I thoroughly enjoyed my time at the annual meeting of the Southern Baptist Convention in Phoenix. I’ll share just one pic – which is downtown Phoenix (and the convention center where #SBC17 was held) just after take-off for the return trip. Shirley Barlow and Pat Rogers were on that flight to Chicago with me, and getting home ended up being more than an adventure – sometime I’ll tell you the whole (mostly funny now) story.
With a couple of minor exceptions, the desire for denominational unity was obvious. People want to serve Christ. They want to get along. They want not to divide over trivial differences. They recognize that this is not the moment in American history for the body of Christ to carelessly splinter over peripheral and non-gospel matters. They recognize the need for prayer and real spiritual power for such a time as this.
That being said, there was one particular statistic that robbed my joy: we are steadily declining in weekly worship attendance. Sadly, I must report, the Southern Baptist Convention has joined the mainline denominations in spiraling downward in terms of actual people present for corporate worship on a typical Sunday morning. I find that heartbreaking. I know you do as well.

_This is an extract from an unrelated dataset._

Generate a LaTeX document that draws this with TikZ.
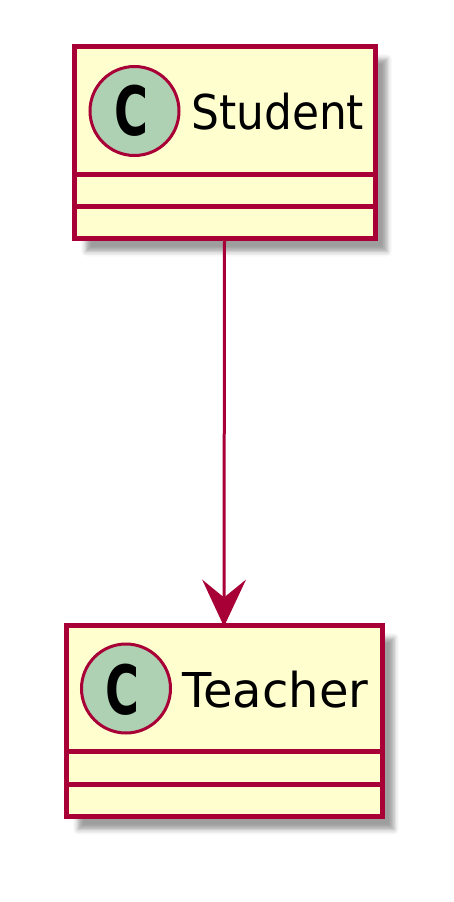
\documentclass[tikz,border=0pt]{standalone}
\usepackage{fontspec}
\setmainfont{DejaVu Sans}
\usetikzlibrary{shadows.blur,calc,arrows.meta}
\definecolor{umlborder}{HTML}{A80036}
\definecolor{umlfill}{HTML}{FEFECE}
\definecolor{umlcirc}{HTML}{ADD1B2}
\tikzset{
  classbox/.style={rectangle, draw=umlborder, fill=umlfill, line width=5pt, inner sep=0pt,
    anchor=north west,
    blur shadow={shadow xshift=12pt, shadow yshift=-13pt, shadow blur radius=5pt, shadow opacity=38}},
  sepline/.style={draw=umlborder, line width=5pt},
  classcirc/.style={circle, draw=umlborder, fill=umlcirc, line width=3pt, inner sep=0pt, minimum size=89pt},
  cletter/.style={inner sep=0pt, font=\fontsize{68}{68}\selectfont\bfseries},
  classname/.style={inner sep=0pt, anchor=base west, font=\fontsize{48}{48}\selectfont},
  conn/.style={draw=umlborder, line width=3pt, -{Stealth[length=47pt,width=44pt,inset=18pt,line width=0pt]}, shorten >=-4pt}
}
\begin{document}
\begin{tikzpicture}[x=1pt,y=-1pt]
\useasboundingbox (0,0) rectangle (454,902);
% Student
\node[classbox, minimum width=301pt, minimum height=192.5pt] (student) at (71.5,43.5) {};
\draw[sepline] ($(student.north west)+(2.5,130.5)$) coordinate (s1a) -- ($(student.north east)+(-2.5,130.5)$) coordinate (s1b);
\draw[sepline] ($(student.north west)+(2.5,162.5)$) coordinate (s2a) -- ($(student.north east)+(-2.5,162.5)$) coordinate (s2b);
\node[classcirc] (scirc) at (134.5,111) {};
\node[cletter] (sc) at ($(scirc)+(-3,0)$) {\scalebox{0.68}[1]{C}};
\node[classname] (sname) at (191,129) {\scalebox{0.915}[1]{Student}};
% Teacher
\node[classbox, minimum width=316pt, minimum height=191.5pt] (teacher) at (63.5,622.5) {};
\draw[sepline] ($(teacher.north west)+(2.5,129)$) coordinate (t1a) -- ($(teacher.north east)+(-2.5,129)$) coordinate (t1b);
\draw[sepline] ($(teacher.north west)+(2.5,162)$) coordinate (t2a) -- ($(teacher.north east)+(-2.5,162)$) coordinate (t2b);
\node[classcirc] (tcirc) at (126,688.5) {};
\node[cletter] (tc) at ($(tcirc)+(-4,1)$) {\scalebox{0.68}[1]{C}};
\node[classname] (tname) at (182,707) {\scalebox{1.0}[1]{Teacher}};
% connector
\draw[conn] (student.south) -- (teacher.north);
\end{tikzpicture}
\end{document}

Right now in our churches, 5,200,716 of us are regularly present for worship. Last year that same number was 5,577,088. That’s a loss of 6.75%. “Oh,” you might be tempted to think, “those are just numbers.” As you know, I almost never focus on numbers. But this number I can’t overlook: 376,372 people. 376,372 bodies. 376,372 lives.

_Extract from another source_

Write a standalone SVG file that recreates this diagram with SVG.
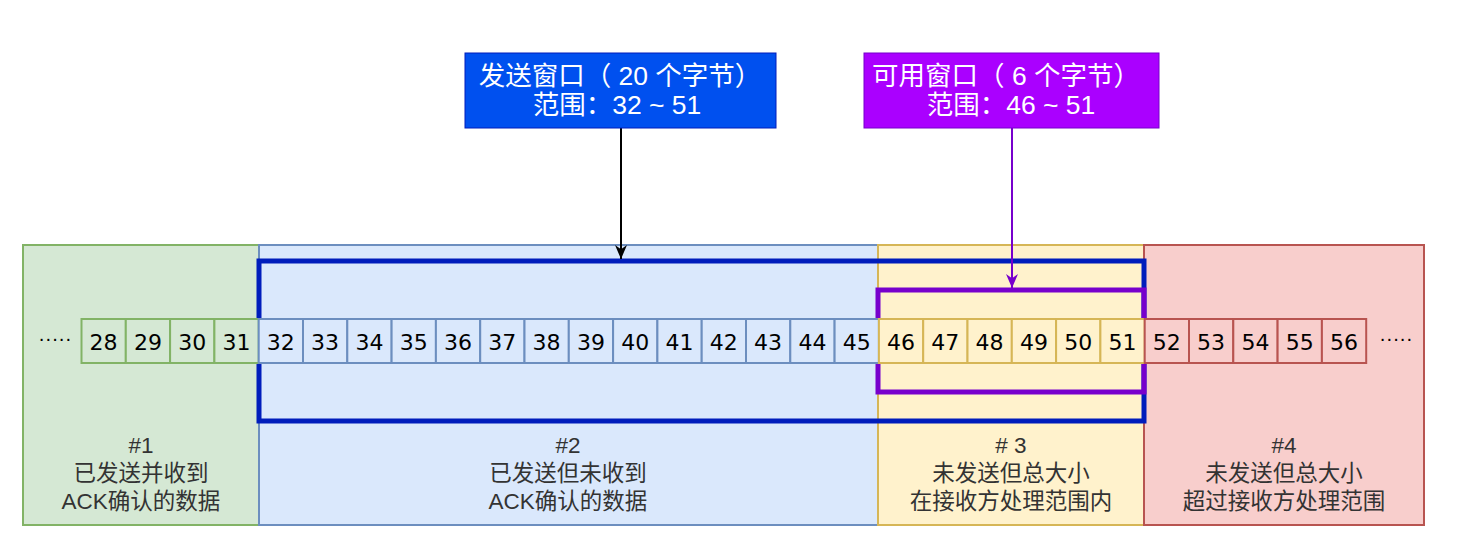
<svg xmlns="http://www.w3.org/2000/svg" width="1468" height="542" viewBox="0 0 1468 542">
<style>
.lbl{font-family:"Liberation Sans","Noto Sans CJK SC",sans-serif;font-size:22.5px;fill:#333333;text-anchor:middle}
.num{font-family:"DejaVu Sans","Liberation Sans",sans-serif;font-size:22px;fill:#000;text-anchor:middle;dominant-baseline:central}
.top{font-family:"Liberation Sans","Noto Sans CJK SC",sans-serif;font-size:26.5px;fill:#ffffff;text-anchor:middle}
.g{fill:#d5e8d4;stroke:#82b366;stroke-width:2}
.b{fill:#dae8fc;stroke:#6c8ebf;stroke-width:2}
.y{fill:#fff2cc;stroke:#d6b656;stroke-width:2}
.r{fill:#f8cecc;stroke:#b85450;stroke-width:2}
.dots{font-family:"Liberation Sans",sans-serif;font-size:20px;fill:#000;text-anchor:middle}
</style>
<defs>
<marker id="ab" viewBox="0 0 10 10" refX="10" refY="5" markerWidth="14" markerHeight="12" markerUnits="userSpaceOnUse" orient="auto" overflow="visible" preserveAspectRatio="none">
<path d="M0,0 L10,5 L0,10 L3,5 Z" fill="#000"/>
</marker>
<marker id="ap" viewBox="0 0 10 10" refX="10" refY="5" markerWidth="14" markerHeight="12" markerUnits="userSpaceOnUse" orient="auto" overflow="visible" preserveAspectRatio="none">
<path d="M0,0 L10,5 L0,10 L3,5 Z" fill="#7700CC"/>
</marker>
</defs>
<rect width="1468" height="542" fill="#ffffff"/>
<g id="region1"><rect class="g" x="23" y="245" width="236" height="280"/>
<text class="lbl" x="141" y="453">#1</text><text class="lbl" x="141" y="481">已发送并收到</text><text class="lbl" x="141" y="509">ACK确认的数据</text></g>
<g id="region2"><rect class="b" x="259" y="245" width="619" height="280"/>
<text class="lbl" x="568" y="453">#2</text><text class="lbl" x="568" y="481">已发送但未收到</text><text class="lbl" x="568" y="509">ACK确认的数据</text></g>
<g id="region3"><rect class="y" x="878" y="245" width="266" height="280"/>
<text class="lbl" x="1011" y="453"># 3</text><text class="lbl" x="1011" y="481">未发送但总大小</text><text class="lbl" x="1011" y="509">在接收方处理范围内</text></g>
<g id="region4"><rect class="r" x="1144" y="245" width="280" height="280"/>
<text class="lbl" x="1284" y="453">#4</text><text class="lbl" x="1284" y="481">未发送但总大小</text><text class="lbl" x="1284" y="509">超过接收方处理范围</text></g>
<g id="sendWindowFrame"><rect x="259" y="261" width="885" height="160" fill="none" stroke="#001DBC" stroke-width="5"/></g>
<g id="usableWindowFrame"><rect x="878" y="290" width="266" height="102" fill="none" stroke="#7700CC" stroke-width="5"/></g>
<g id="cells">
<text class="dots" x="55" y="345">·····</text>
<rect class="g" x="81.5" y="319" width="44.3" height="44"/><text class="num" x="103.6" y="342">28</text>
<rect class="g" x="125.8" y="319" width="44.3" height="44"/><text class="num" x="147.9" y="342">29</text>
<rect class="g" x="170.1" y="319" width="44.3" height="44"/><text class="num" x="192.2" y="342">30</text>
<rect class="g" x="214.4" y="319" width="44.3" height="44"/><text class="num" x="236.5" y="342">31</text>
<rect class="b" x="258.7" y="319" width="44.3" height="44"/><text class="num" x="280.8" y="342">32</text>
<rect class="b" x="303.0" y="319" width="44.3" height="44"/><text class="num" x="325.1" y="342">33</text>
<rect class="b" x="347.3" y="319" width="44.3" height="44"/><text class="num" x="369.4" y="342">34</text>
<rect class="b" x="391.6" y="319" width="44.3" height="44"/><text class="num" x="413.7" y="342">35</text>
<rect class="b" x="435.9" y="319" width="44.3" height="44"/><text class="num" x="458.0" y="342">36</text>
<rect class="b" x="480.2" y="319" width="44.3" height="44"/><text class="num" x="502.3" y="342">37</text>
<rect class="b" x="524.5" y="319" width="44.3" height="44"/><text class="num" x="546.6" y="342">38</text>
<rect class="b" x="568.8" y="319" width="44.3" height="44"/><text class="num" x="590.9" y="342">39</text>
<rect class="b" x="613.1" y="319" width="44.3" height="44"/><text class="num" x="635.2" y="342">40</text>
<rect class="b" x="657.4" y="319" width="44.3" height="44"/><text class="num" x="679.5" y="342">41</text>
<rect class="b" x="701.7" y="319" width="44.3" height="44"/><text class="num" x="723.8" y="342">42</text>
<rect class="b" x="746.0" y="319" width="44.3" height="44"/><text class="num" x="768.1" y="342">43</text>
<rect class="b" x="790.3" y="319" width="44.3" height="44"/><text class="num" x="812.4" y="342">44</text>
<rect class="b" x="834.6" y="319" width="44.3" height="44"/><text class="num" x="856.7" y="342">45</text>
<rect class="y" x="878.9" y="319" width="44.3" height="44"/><text class="num" x="901.0" y="342">46</text>
<rect class="y" x="923.2" y="319" width="44.3" height="44"/><text class="num" x="945.3" y="342">47</text>
<rect class="y" x="967.5" y="319" width="44.3" height="44"/><text class="num" x="989.6" y="342">48</text>
<rect class="y" x="1011.8" y="319" width="44.3" height="44"/><text class="num" x="1033.9" y="342">49</text>
<rect class="y" x="1056.1" y="319" width="44.3" height="44"/><text class="num" x="1078.2" y="342">50</text>
<rect class="y" x="1100.4" y="319" width="44.3" height="44"/><text class="num" x="1122.5" y="342">51</text>
<rect class="r" x="1144.7" y="319" width="44.3" height="44"/><text class="num" x="1166.8" y="342">52</text>
<rect class="r" x="1189.0" y="319" width="44.3" height="44"/><text class="num" x="1211.1" y="342">53</text>
<rect class="r" x="1233.3" y="319" width="44.3" height="44"/><text class="num" x="1255.4" y="342">54</text>
<rect class="r" x="1277.6" y="319" width="44.3" height="44"/><text class="num" x="1299.7" y="342">55</text>
<rect class="r" x="1321.9" y="319" width="44.3" height="44"/><text class="num" x="1344.0" y="342">56</text>
<text class="dots" x="1396" y="345">·····</text>
</g>
<g id="connectors">
<line x1="621" y1="128" x2="621" y2="259" stroke="#000" stroke-width="2" marker-end="url(#ab)"/>
<line x1="1012" y1="128" x2="1012" y2="288" stroke="#7700CC" stroke-width="2" marker-end="url(#ap)"/>
</g>
<g id="sendWindowLabel"><rect x="465" y="53" width="311" height="75" fill="#0050EF" stroke="#001DBC" stroke-width="1"/>
<text class="top" x="620" y="85">发送窗口（ 20 个字节）</text><text class="top" x="617" y="114">范围：32 ~ 51</text></g>
<g id="usableWindowLabel"><rect x="864" y="53" width="295" height="75" fill="#AA00FF" stroke="#7700CC" stroke-width="1"/>
<text class="top" x="1006" y="85">可用窗口（ 6 个字节）</text><text class="top" x="1011" y="114">范围：46 ~ 51</text></g>
</svg>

What if you woke up tomorrow morning to learn that Bakersfield, California, had vanished? That’s about the same number of people who are nowhere to be found.
What if you were hit with the news that New Orleans had fallen into the Gulf of Mexico? Again, roughly the same number.
What if the people of Tampa just disappeared?
I’m sure you get my point. We are in desperate need of revival. We need a revival of grace. We need a revival of truth. We need a revival of love for the body of Christ.
The writer to the Hebrews (10:25) warns against such spiritual passivity and neglect: not neglecting to meet together, as is the habit of some, but encouraging one another, and all the more as you see the Day drawing near.